Volume 3, 2013
Editor in Chief:
Laura Harrison is a fourth year Ph.D. student in Anthropology at the University at Buffalo. She earned her B.A. in Anthropology and Art History from Ithaca College in 2007, and then pursued work in the museum field, with positions at the New York State Museum and the Smithsonian Institution. Laura’s fieldwork experience spans multiple geographical regions and time periods; from Neolithic and Chalcolithic Çatalhöyük, Turkey to Late Woodland Levanna, New York. Since enrolling in the Ph.D. program at the University at Buffalo, her primary research has focused on the development of social and political complexity in the Bronze Age Aegean. She continues to cultivate her interest in museum studies via projects on cultural heritage and law, collections management, public outreach, and digital media in museums.
Aaron Chapnick is a fourth year Ph.D. student in the Department of Classics at the University at Buffalo. Aaron earned his BA from Florida State University and his MA from the University at Buffalo, both in Classical Archaeology. His research focuses on Roman urban archaeology, primarily that of central Italy. He has participated in multiple research projects within Italy and Greece and most currently served as a member of the topography staff of the Gabii Project.
Aaron’s dissertation research will focus on the transformation of Italian cities from the height of the Empire into Late Antiquity, utilizing his background in topography and GIS to frame his study.

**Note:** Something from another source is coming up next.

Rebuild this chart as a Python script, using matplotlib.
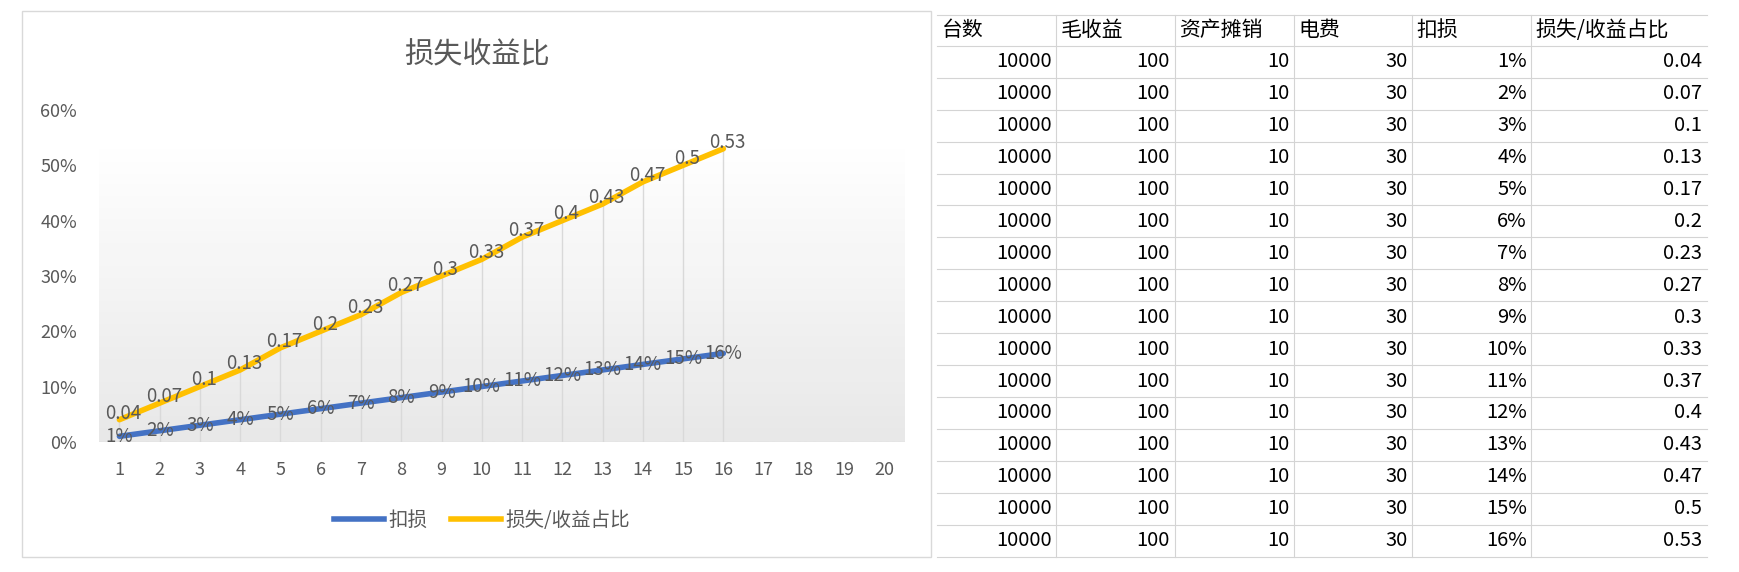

Brian Devine is a second year M.A. student in Art History at the University at Buffalo. He earned his B.A. in History from the University at Buffalo in 2010. He has participated in fieldwork in Greece for the past four years. Brian's primary focus is on the domestic architecture in Minoan Crete as well as Minoan art and stone vases.
Brian's thesis research centers around the political landscape of the Peisistratids in 6th c. Athens and the shift in art that occurs after their expulsion.
Darren Poltorak is a fifth year Ph.D. student in Anthropology at the University at Buffalo. He earned his B.A. in Anthropology and Classical Archaeology from the University of Michigan in 2007. He has participated in fieldwork in Michigan, Northern Ireland, Austria, Hungargy, and Romania. During his time in the Ph.D. program at the University at Buffalo, Darren’s primary research has been on identity in regions of shifting political control, focusing on Dacia post-Roman conquest
In addition to being an editor on Chronika, Darren currently is project director of the Cumidava Archaeological Research Project (CARP) in Rasnov, Romania, preparing dissertation research and running a field school for aspiring archaeologist.